• Written exercise:
Search the material below for the string "with" and extract each line that has it.

:: Stored data

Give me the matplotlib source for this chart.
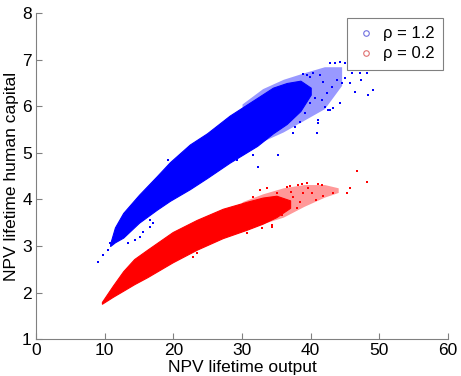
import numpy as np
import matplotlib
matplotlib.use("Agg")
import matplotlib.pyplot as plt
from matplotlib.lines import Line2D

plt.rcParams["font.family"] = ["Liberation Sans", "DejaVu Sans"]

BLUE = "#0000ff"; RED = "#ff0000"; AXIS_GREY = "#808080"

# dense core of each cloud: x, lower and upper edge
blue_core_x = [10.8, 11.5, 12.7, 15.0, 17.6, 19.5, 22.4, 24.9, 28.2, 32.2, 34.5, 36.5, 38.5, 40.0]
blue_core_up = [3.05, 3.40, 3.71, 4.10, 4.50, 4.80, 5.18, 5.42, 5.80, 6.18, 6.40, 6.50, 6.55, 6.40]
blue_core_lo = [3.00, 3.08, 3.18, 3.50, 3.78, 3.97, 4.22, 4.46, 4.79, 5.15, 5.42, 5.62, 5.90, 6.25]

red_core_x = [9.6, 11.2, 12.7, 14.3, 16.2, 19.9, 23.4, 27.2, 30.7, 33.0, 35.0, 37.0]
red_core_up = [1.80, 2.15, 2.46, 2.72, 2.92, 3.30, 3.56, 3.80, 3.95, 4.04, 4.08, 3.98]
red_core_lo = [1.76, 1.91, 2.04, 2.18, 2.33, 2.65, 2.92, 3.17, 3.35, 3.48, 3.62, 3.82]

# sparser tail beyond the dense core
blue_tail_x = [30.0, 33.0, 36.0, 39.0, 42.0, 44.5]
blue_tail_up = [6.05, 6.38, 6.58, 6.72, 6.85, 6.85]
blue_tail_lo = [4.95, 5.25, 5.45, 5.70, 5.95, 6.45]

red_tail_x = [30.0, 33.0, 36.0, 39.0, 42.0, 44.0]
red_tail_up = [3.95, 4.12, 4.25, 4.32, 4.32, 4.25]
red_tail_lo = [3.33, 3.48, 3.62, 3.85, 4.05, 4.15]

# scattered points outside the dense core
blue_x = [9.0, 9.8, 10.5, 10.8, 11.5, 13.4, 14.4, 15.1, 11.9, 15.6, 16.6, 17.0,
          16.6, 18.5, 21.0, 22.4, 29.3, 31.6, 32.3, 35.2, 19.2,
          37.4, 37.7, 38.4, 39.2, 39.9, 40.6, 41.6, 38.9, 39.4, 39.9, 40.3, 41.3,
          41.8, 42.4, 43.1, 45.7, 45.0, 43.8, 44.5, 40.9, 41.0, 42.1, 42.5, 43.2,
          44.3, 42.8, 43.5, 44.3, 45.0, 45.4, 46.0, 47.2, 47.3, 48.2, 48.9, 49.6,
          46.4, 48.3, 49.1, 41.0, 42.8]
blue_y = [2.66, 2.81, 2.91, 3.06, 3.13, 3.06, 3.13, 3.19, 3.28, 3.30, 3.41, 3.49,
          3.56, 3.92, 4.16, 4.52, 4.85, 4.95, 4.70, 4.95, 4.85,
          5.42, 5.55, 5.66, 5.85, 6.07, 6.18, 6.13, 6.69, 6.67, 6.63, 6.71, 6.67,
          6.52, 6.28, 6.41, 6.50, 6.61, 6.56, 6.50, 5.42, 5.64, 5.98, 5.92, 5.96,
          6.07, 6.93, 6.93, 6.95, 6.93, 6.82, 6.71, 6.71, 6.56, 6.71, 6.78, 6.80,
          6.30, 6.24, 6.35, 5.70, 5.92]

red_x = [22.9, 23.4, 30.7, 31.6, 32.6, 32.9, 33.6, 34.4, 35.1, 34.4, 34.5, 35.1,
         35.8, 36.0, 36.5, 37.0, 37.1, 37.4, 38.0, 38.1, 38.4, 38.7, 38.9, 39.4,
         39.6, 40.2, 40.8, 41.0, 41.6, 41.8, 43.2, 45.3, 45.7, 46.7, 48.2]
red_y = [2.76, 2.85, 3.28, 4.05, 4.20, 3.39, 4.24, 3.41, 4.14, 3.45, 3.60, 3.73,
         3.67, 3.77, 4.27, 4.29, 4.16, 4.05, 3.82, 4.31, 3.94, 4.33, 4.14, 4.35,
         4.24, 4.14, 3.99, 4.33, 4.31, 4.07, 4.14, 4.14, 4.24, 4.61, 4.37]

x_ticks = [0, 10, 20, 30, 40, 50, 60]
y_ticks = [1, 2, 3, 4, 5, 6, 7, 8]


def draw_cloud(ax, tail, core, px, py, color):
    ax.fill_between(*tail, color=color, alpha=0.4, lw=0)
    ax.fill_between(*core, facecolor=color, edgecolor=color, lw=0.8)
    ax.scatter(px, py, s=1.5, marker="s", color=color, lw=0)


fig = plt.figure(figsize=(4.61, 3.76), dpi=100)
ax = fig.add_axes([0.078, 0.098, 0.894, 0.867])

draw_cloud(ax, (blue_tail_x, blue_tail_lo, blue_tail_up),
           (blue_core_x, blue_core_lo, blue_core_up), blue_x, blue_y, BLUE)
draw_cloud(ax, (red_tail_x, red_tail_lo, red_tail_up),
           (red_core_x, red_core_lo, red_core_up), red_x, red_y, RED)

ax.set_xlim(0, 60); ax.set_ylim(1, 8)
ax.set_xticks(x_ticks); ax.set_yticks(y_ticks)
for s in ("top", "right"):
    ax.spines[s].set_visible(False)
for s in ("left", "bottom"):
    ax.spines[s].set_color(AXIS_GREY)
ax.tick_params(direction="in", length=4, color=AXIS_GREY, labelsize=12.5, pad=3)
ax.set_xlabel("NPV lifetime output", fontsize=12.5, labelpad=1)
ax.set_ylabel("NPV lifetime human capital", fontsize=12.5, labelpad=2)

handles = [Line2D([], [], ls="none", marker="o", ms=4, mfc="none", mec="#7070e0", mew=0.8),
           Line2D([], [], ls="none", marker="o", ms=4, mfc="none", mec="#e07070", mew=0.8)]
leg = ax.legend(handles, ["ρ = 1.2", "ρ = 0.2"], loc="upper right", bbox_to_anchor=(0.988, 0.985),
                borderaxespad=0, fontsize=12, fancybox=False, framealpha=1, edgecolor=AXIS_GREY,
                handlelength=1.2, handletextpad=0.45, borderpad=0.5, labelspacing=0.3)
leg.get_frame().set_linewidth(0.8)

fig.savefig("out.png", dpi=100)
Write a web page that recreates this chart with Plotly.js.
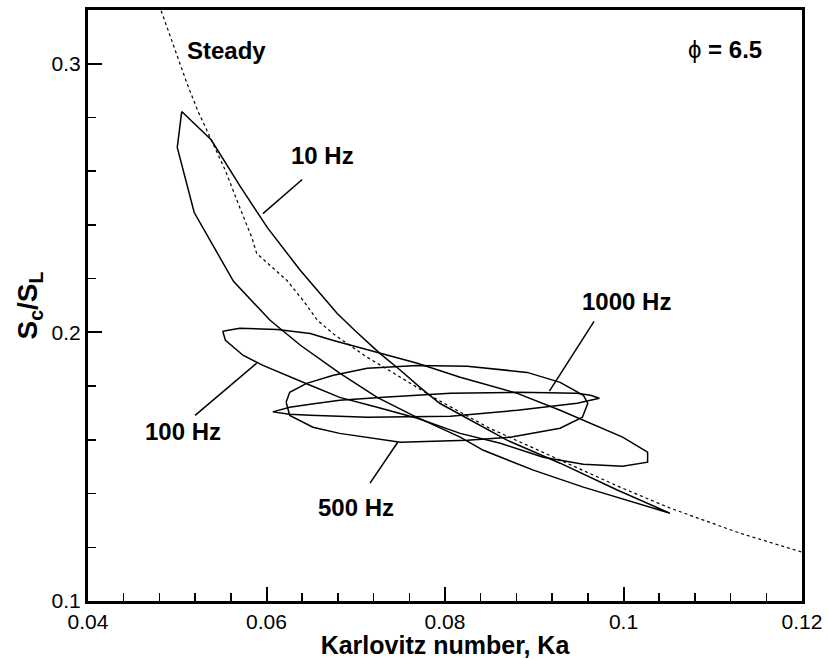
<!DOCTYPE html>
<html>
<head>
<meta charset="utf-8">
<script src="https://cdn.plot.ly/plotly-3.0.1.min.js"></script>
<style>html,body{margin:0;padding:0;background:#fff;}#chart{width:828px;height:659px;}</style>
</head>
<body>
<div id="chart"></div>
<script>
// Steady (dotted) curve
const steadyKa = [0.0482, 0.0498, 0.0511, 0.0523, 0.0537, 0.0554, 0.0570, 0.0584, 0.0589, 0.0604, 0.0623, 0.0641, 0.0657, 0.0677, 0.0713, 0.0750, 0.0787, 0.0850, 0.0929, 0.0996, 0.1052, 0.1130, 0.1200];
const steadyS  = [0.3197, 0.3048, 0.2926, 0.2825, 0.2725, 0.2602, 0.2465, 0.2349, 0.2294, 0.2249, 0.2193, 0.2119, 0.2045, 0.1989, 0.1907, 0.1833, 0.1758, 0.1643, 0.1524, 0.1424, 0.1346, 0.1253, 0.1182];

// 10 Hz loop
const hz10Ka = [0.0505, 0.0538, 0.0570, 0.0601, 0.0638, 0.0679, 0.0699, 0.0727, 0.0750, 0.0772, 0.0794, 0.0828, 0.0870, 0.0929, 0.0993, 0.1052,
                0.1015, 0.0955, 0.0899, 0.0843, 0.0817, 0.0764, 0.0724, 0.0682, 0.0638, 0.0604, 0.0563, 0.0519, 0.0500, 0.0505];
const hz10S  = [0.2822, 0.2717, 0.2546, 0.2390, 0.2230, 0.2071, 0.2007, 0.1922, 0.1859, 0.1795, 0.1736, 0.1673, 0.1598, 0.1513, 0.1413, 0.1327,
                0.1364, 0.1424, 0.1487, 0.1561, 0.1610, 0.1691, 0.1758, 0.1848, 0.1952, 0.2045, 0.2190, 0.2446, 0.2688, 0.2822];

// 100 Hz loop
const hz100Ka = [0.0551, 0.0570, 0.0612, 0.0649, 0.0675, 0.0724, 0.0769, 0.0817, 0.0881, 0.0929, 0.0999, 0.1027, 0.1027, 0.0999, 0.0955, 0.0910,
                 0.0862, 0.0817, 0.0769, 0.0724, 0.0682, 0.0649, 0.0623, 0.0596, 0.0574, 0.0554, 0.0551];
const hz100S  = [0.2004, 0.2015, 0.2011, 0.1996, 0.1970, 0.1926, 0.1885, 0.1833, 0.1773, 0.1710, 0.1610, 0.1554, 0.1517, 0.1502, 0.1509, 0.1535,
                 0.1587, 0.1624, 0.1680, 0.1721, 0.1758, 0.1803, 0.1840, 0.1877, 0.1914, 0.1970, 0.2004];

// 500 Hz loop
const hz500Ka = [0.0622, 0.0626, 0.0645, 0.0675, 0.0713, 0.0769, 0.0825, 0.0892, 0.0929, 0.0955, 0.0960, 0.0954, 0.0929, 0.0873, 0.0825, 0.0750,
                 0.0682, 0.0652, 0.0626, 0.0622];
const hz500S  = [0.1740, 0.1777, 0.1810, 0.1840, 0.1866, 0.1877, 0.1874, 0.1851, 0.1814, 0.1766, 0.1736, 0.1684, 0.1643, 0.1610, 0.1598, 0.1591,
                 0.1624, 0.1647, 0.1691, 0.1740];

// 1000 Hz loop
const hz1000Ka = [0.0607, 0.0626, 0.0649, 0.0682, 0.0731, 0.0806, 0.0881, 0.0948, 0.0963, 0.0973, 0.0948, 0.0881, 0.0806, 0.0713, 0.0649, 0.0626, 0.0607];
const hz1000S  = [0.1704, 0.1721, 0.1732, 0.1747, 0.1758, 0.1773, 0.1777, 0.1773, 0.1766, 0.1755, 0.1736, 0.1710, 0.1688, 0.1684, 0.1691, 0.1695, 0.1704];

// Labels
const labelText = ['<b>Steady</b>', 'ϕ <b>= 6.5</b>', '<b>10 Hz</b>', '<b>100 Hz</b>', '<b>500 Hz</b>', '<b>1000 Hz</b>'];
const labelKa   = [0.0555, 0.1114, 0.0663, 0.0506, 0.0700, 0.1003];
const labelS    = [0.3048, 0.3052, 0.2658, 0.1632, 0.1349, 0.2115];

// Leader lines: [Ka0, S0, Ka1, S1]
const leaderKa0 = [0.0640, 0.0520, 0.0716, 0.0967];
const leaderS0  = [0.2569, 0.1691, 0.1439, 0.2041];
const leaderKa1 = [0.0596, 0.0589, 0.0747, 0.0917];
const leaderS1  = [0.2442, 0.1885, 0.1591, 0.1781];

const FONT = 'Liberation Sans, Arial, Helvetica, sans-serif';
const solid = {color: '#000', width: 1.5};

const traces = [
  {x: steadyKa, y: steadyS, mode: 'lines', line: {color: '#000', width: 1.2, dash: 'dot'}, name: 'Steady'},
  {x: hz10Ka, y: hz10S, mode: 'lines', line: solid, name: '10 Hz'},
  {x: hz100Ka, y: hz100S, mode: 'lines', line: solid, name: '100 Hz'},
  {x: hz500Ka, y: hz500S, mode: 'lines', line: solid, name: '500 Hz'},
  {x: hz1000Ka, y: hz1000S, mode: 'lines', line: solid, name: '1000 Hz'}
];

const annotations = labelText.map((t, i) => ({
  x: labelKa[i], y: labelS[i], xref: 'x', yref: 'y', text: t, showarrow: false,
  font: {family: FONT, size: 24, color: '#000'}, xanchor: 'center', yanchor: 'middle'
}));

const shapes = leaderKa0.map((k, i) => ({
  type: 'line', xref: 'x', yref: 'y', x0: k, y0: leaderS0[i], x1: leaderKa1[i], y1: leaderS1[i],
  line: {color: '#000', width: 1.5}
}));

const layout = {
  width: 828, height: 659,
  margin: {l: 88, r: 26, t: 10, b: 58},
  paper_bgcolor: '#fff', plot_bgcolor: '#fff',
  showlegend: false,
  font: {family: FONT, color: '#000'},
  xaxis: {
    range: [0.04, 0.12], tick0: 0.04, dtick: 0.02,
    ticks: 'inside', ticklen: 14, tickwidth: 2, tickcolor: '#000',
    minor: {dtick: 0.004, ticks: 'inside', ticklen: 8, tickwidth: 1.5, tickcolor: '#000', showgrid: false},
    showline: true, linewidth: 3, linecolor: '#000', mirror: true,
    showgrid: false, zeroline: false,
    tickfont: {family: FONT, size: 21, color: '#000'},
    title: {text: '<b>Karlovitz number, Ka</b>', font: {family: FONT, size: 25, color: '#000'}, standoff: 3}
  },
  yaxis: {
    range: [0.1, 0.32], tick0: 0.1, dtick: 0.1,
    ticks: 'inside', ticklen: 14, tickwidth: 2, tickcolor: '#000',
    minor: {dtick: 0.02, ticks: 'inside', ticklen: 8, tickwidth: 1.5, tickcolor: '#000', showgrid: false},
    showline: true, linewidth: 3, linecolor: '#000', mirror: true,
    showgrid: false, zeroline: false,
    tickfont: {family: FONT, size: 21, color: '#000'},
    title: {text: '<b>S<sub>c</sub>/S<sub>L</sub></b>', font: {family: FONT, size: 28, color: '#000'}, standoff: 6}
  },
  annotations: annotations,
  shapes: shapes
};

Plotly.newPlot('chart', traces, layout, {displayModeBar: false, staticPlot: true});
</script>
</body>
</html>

::::
:: Stored data

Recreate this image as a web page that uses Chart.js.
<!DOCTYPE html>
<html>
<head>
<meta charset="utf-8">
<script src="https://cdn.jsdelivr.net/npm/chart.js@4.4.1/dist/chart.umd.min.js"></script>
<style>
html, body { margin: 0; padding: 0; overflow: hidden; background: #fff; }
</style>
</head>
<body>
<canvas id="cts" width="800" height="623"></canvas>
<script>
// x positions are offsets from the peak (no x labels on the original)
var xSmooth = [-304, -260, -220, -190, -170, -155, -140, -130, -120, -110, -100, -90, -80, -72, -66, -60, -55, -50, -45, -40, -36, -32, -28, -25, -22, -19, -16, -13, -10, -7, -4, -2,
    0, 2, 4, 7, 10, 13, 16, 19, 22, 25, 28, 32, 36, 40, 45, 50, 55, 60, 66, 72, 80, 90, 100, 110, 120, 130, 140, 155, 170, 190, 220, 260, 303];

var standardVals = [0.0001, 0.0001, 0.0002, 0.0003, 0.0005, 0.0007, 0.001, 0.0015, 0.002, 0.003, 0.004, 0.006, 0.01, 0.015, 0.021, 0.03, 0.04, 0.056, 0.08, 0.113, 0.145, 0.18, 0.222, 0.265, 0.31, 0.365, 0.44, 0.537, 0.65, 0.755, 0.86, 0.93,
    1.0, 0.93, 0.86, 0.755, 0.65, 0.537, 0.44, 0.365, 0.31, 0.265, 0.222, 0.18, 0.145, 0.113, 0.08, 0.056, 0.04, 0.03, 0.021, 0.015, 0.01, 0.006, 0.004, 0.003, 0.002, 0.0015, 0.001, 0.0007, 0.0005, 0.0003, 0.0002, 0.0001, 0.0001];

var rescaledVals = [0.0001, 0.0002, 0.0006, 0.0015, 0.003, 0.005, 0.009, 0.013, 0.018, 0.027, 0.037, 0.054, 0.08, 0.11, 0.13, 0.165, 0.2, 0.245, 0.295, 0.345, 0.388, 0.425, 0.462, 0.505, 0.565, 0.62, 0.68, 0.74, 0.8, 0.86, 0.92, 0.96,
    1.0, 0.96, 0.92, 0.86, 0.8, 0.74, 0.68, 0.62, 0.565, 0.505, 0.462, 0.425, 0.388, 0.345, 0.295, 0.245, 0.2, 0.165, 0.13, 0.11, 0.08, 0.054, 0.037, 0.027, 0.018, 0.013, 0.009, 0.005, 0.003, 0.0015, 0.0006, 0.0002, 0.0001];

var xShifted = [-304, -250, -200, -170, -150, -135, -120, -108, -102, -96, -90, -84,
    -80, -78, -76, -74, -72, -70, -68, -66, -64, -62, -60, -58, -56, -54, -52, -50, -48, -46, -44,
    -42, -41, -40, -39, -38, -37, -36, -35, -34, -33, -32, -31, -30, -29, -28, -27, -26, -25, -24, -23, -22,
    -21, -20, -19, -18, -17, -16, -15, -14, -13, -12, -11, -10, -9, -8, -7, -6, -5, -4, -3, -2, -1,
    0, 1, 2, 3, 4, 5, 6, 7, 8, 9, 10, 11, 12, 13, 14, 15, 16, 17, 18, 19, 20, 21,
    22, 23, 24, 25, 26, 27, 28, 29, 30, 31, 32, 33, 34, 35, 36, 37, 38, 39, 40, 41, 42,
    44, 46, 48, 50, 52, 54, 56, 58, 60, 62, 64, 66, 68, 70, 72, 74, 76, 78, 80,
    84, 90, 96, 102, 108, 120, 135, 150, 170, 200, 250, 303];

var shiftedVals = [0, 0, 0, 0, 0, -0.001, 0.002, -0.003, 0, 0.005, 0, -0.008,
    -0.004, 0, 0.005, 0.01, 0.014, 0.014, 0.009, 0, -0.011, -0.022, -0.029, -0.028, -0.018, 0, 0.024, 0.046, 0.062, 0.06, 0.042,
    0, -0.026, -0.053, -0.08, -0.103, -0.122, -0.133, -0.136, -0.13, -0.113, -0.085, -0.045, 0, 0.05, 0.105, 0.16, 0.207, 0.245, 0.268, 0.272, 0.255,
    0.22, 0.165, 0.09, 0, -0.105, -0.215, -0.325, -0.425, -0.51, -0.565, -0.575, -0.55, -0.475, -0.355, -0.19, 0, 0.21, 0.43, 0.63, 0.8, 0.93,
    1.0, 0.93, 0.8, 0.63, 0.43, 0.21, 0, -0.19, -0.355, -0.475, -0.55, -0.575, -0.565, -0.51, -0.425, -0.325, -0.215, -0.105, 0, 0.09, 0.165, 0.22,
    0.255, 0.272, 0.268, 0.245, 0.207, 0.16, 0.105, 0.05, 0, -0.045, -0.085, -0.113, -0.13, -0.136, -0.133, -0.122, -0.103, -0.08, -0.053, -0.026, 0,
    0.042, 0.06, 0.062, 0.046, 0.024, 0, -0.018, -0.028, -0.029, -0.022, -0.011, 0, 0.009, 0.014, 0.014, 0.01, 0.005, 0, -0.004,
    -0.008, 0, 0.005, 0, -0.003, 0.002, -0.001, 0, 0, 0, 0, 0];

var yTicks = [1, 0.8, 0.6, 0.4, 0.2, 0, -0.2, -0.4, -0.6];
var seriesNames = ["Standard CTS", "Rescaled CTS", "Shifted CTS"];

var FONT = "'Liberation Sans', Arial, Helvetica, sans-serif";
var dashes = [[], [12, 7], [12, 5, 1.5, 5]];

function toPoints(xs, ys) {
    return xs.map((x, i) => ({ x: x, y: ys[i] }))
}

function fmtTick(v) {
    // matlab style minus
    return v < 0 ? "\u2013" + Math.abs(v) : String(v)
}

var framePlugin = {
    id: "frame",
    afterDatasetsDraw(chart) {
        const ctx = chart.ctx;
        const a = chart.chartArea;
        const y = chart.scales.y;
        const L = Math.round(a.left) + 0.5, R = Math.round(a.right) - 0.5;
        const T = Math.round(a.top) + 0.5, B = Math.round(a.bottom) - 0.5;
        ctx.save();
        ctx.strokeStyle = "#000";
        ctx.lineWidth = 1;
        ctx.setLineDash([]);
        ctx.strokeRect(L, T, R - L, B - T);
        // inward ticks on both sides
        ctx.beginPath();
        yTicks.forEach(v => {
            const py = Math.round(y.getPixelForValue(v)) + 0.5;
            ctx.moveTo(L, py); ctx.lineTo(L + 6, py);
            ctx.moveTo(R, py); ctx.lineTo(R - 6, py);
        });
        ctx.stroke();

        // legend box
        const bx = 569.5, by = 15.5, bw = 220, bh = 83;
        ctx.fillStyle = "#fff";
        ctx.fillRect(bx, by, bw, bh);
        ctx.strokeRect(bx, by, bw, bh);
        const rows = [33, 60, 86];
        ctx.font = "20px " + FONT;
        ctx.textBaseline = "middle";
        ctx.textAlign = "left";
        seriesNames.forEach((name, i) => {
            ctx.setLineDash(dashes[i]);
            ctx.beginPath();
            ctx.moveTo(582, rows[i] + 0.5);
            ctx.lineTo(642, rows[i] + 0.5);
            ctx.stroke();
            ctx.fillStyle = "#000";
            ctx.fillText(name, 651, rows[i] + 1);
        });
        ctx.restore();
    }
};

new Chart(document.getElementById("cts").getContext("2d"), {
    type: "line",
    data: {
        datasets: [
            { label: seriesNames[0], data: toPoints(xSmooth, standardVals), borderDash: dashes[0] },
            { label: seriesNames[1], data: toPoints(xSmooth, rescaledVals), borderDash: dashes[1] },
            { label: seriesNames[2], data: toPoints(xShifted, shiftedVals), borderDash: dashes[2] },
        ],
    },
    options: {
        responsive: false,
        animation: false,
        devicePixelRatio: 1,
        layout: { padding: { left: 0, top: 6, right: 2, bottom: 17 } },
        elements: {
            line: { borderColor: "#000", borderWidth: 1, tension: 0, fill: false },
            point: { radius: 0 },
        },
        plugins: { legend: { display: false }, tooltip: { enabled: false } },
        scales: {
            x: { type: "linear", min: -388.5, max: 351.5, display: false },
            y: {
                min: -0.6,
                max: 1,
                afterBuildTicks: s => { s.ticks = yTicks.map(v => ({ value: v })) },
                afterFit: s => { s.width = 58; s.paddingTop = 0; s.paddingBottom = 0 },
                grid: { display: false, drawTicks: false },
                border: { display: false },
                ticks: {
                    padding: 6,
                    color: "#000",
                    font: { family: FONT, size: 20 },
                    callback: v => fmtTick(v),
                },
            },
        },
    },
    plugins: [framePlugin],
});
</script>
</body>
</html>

::::
:: Stored data

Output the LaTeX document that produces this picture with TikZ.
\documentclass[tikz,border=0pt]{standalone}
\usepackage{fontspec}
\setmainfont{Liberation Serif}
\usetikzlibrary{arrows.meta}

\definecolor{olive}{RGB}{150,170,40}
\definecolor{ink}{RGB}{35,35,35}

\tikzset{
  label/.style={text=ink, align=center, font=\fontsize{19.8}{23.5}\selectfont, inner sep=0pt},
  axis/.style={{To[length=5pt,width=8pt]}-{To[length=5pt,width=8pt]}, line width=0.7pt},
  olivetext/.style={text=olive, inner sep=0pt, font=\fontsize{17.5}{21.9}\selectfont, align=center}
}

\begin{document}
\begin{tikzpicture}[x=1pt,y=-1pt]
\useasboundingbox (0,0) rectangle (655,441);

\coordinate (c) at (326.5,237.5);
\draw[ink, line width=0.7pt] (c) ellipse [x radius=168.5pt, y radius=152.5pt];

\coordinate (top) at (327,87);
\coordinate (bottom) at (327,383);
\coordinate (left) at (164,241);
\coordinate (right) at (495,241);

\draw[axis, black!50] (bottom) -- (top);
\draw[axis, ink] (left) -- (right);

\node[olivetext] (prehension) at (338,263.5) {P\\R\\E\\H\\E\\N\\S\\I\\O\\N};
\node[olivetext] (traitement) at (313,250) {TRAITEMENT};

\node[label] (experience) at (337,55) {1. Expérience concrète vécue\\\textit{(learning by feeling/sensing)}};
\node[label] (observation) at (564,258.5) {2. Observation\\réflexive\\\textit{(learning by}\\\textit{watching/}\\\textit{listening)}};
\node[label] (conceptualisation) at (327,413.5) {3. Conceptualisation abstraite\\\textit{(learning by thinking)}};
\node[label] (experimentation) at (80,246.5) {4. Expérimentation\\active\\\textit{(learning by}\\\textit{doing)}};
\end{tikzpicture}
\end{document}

::::

• Task solution:
Write a web page that recreates this chart with Plotly.js.
Output the LaTeX document that produces this picture with TikZ.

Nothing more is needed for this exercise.